12 November 2008 Belgrade - The Serbian Orthodox Church Synod has rejected Patriarch Pavle`s request to step down, unofficial sources told B92.

The Synod did not vote on the Patriarch?s request. Instead, it decided that he should remain the Church`s leader for as long as he is alive.

On October 8, Patriarch Pavle asked the Synod to be relieved of his duties due to his health condition. The Patriarch has been hospitalised for over a year due to a series of ailments associated with old age. He is 93 years old.

Archbishop Amfilohije has been acting on the Patriarch?s behalf during Pavle`s hospitalisation, and his powers were extended at yesterday`s meeting of the Synod.

At the meeting, the Patriarch`s plea was debated for almost the entire day. When the Bishops left the Patriarchy building, no one commented on the Synod`s decision.

Mirko Djordjevic, a religious affairs expert, told B92 that the Synod needed to work transparently, as is the case in other Orthodox churches. He added that the patriarch`s request to be relieved of his duties last month should have been made public.

“If there is such a plea, then, why hasn`t it been made public? A mistake was made at the outset by not publishing the plea, because it`s not a specific act regarding the church, nor is it a dogmatic type of a document,” Djordjevic said.

“Much more interesting is the other part of the news, whereby Amfilohije, who is now head of the Synod, will receive wider authority.
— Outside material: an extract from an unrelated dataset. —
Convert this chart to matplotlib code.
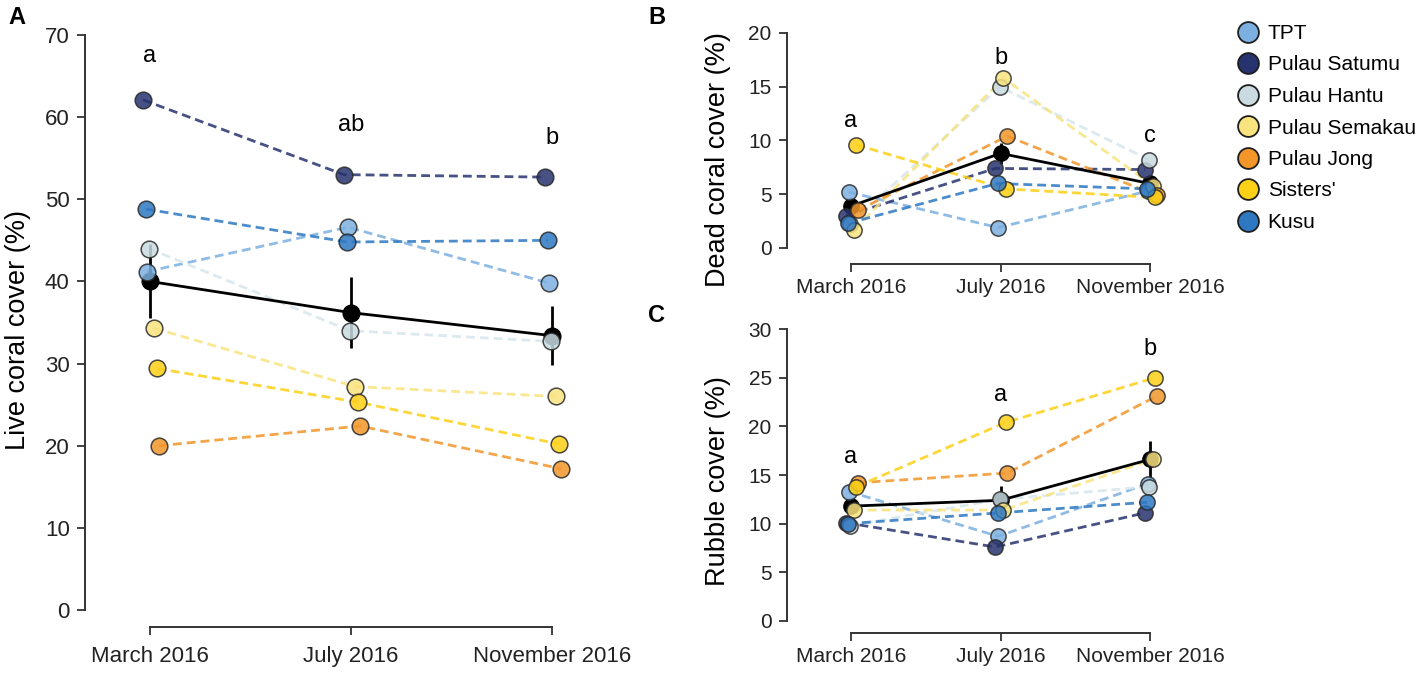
import matplotlib
matplotlib.use("Agg")
import matplotlib.pyplot as plt
from matplotlib.lines import Line2D

plt.rcParams['font.family'] = ['Liberation Sans', 'DejaVu Sans']

times = ["March 2016", "July 2016", "November 2016"]
sites = ["TPT", "Pulau Satumu", "Pulau Hantu", "Pulau Semakau", "Pulau Jong", "Sisters'", "Kusu"]
colors = ["#7cb0e0", "#27336e", "#c9dbe0", "#f8e37e", "#f2962a", "#fdd116", "#2e78c2"]
dodge = [-0.015, -0.035, -0.005, 0.02, 0.045, 0.035, -0.02]

# live coral cover (%)
live = {
    "TPT": [41.2, 46.6, 39.8],
    "Pulau Satumu": [62.1, 53.0, 52.7],
    "Pulau Hantu": [44.0, 34.0, 32.7],
    "Pulau Semakau": [34.3, 27.2, 26.0],
    "Pulau Jong": [20.0, 22.4, 17.2],
    "Sisters'": [29.4, 25.3, 20.2],
    "Kusu": [48.8, 44.8, 45.0],
}
live_mean = [40.0, 36.2, 33.4]
live_se = [4.5, 4.3, 3.6]
live_letters = ["a", "ab", "b"]
live_letter_y = [67.5, 59.0, 57.5]

# dead coral cover (%)
dead = {
    "TPT": [5.2, 1.9, 5.3],
    "Pulau Satumu": [3.0, 7.4, 7.3],
    "Pulau Hantu": [2.2, 15.0, 8.2],
    "Pulau Semakau": [1.7, 15.8, 5.8],
    "Pulau Jong": [3.5, 10.4, 4.9],
    "Sisters'": [9.6, 5.5, 4.7],
    "Kusu": [2.3, 6.0, 5.5],
}
dead_mean = [3.9, 8.8, 6.0]
dead_se = [0.5, 0.95, 0.45]
dead_letters = ["a", "b", "c"]
dead_letter_y = [11.8, 17.7, 10.4]

# rubble cover (%)
rubble = {
    "TPT": [13.3, 8.7, 14.1],
    "Pulau Satumu": [10.1, 7.6, 11.1],
    "Pulau Hantu": [9.8, 12.5, 13.8],
    "Pulau Semakau": [11.4, 11.4, 16.6],
    "Pulau Jong": [14.2, 15.2, 23.1],
    "Sisters'": [13.8, 20.4, 25.0],
    "Kusu": [10.0, 11.1, 12.2],
}
rubble_mean = [11.8, 12.4, 16.6]
rubble_se = [0.6, 1.5, 1.9]
rubble_letters = ["a", "a", "b"]
rubble_letter_y = [16.8, 23.2, 27.9]

W, H = 1416, 680
fig = plt.figure(figsize=(W / 100, H / 100), dpi=100)


def px_axes(left, top, right, bottom):
    return fig.add_axes([left / W, (H - bottom) / H, (right - left) / W, (bottom - top) / H])


def panel(ax, data, mean, se, letters, letter_y, ylabel, yticks, ms, fs, xpad):
    x = range(len(times))
    ax.errorbar(x, mean, yerr=se, color="black", lw=2, marker="o", ms=ms,
                mfc="black", mec="black", capsize=0, zorder=3)
    for s, c, d in zip(sites, colors, dodge):
        xs = [i + d for i in x]
        lc = "#d6e6eb" if s == "Pulau Hantu" else c
        ax.plot(xs, data[s], ls=(0, (3.2, 1.8)), lw=2, color=lc, alpha=0.85, zorder=2)
        ax.plot(xs, data[s], ls="", marker="o", ms=ms, mfc=c, mec="#2a2a2a",
                mew=1.1, alpha=0.85, zorder=4)
    for i, (t, yv) in enumerate(zip(letters, letter_y)):
        ax.text(i, yv, t, ha="center", va="center", fontsize=17)
    for sp in ["top", "right"]:
        ax.spines[sp].set_visible(False)
    ax.spines["left"].set_bounds(yticks[0], yticks[-1])
    ax.spines["bottom"].set_bounds(0, len(times) - 1)
    for sp in ["left", "bottom"]:
        ax.spines[sp].set_color("#333333")
        ax.spines[sp].set_linewidth(1.4)
    ax.set_yticks(yticks)
    ax.set_xticks(list(x))
    ax.set_xticklabels(times)
    ax.tick_params(direction="out", length=6, width=1.3, color="#333333",
                   labelsize=fs, labelcolor="#222222")
    ax.tick_params(axis="y", pad=5)
    ax.tick_params(axis="x", pad=xpad)
    ax.set_ylabel(ylabel, fontsize=19.5)
    ax.set_facecolor("none")


axA = px_axes(85, 20, 620, 627)
axA.set_xlim((85 - 150) / 201, (620 - 150) / 201)
axA.set_ylim(-17 / 8.214, 70 + 15 / 8.214)
panel(axA, live, live_mean, live_se, live_letters, live_letter_y,
      "Live coral cover (%)", list(range(0, 71, 10)), 12, 16, 8)
axA.yaxis.set_label_coords((31 - 85) / 535, 0.49)

axB = px_axes(787, 15, 1235, 264)
axB.set_xlim((787 - 851) / 149.5, (1235 - 851) / 149.5)
axB.set_ylim(-16 / 10.75, 20 + 18 / 10.75)
panel(axB, dead, dead_mean, dead_se, dead_letters, dead_letter_y,
      "Dead coral cover (%)", list(range(0, 21, 5)), 11, 15, 4)
axB.yaxis.set_label_coords((731 - 787) / 448, (264 - 160) / 249)

axC = px_axes(787, 312, 1235, 633)
axC.set_xlim((787 - 851) / 149.5, (1235 - 851) / 149.5)
axC.set_ylim(-12 / 9.733, 30 + 17 / 9.733)
panel(axC, rubble, rubble_mean, rubble_se, rubble_letters, rubble_letter_y,
      "Rubble cover (%)", list(range(0, 31, 5)), 11, 15, 4)
axC.yaxis.set_label_coords((731 - 787) / 448, (633 - 481) / 321)

fig.text(8 / W, 1 - 18 / H, "A", fontsize=17, fontweight="bold", va="center", ha="left")
fig.text(648 / W, 1 - 18 / H, "B", fontsize=17, fontweight="bold", va="center", ha="left")
fig.text(648 / W, 1 - 316 / H, "C", fontsize=17, fontweight="bold", va="center", ha="left")

handles = [Line2D([], [], ls="", marker="o", ms=15, mfc=c, mec="#1e1e1e", mew=1.3)
           for c in colors]
fig.legend(handles, sites, loc="upper left", bbox_to_anchor=(1238 / W, 1 - 24 / H),
           frameon=False, fontsize=15, labelspacing=0.6, handlelength=1.0,
           handletextpad=0.42, borderpad=0, borderaxespad=0)

fig.savefig("out.png", dpi=100, facecolor="white")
The problem is that he has had maximum authority since the Synod`s May session,” he said.

The Serbian Orthodox Church is one of the autocephalous or independent Orthodox Christian churches, ranking sixth in order of seniority. It is also the second oldest Slavic Orthodox church.

According to official data, it represents over eight million Orthodox Serbs throughout the world.

After World War II the Serbian Orthodox Church was suppressed under communist rule. It was revived in the late 1980s during the demise of Yugoslav communism and the rise of rival nationalist movements.

Patriarch Pavle supported the opposition to former Serbian President Slobodan Milosevic in the early and mid-1990s.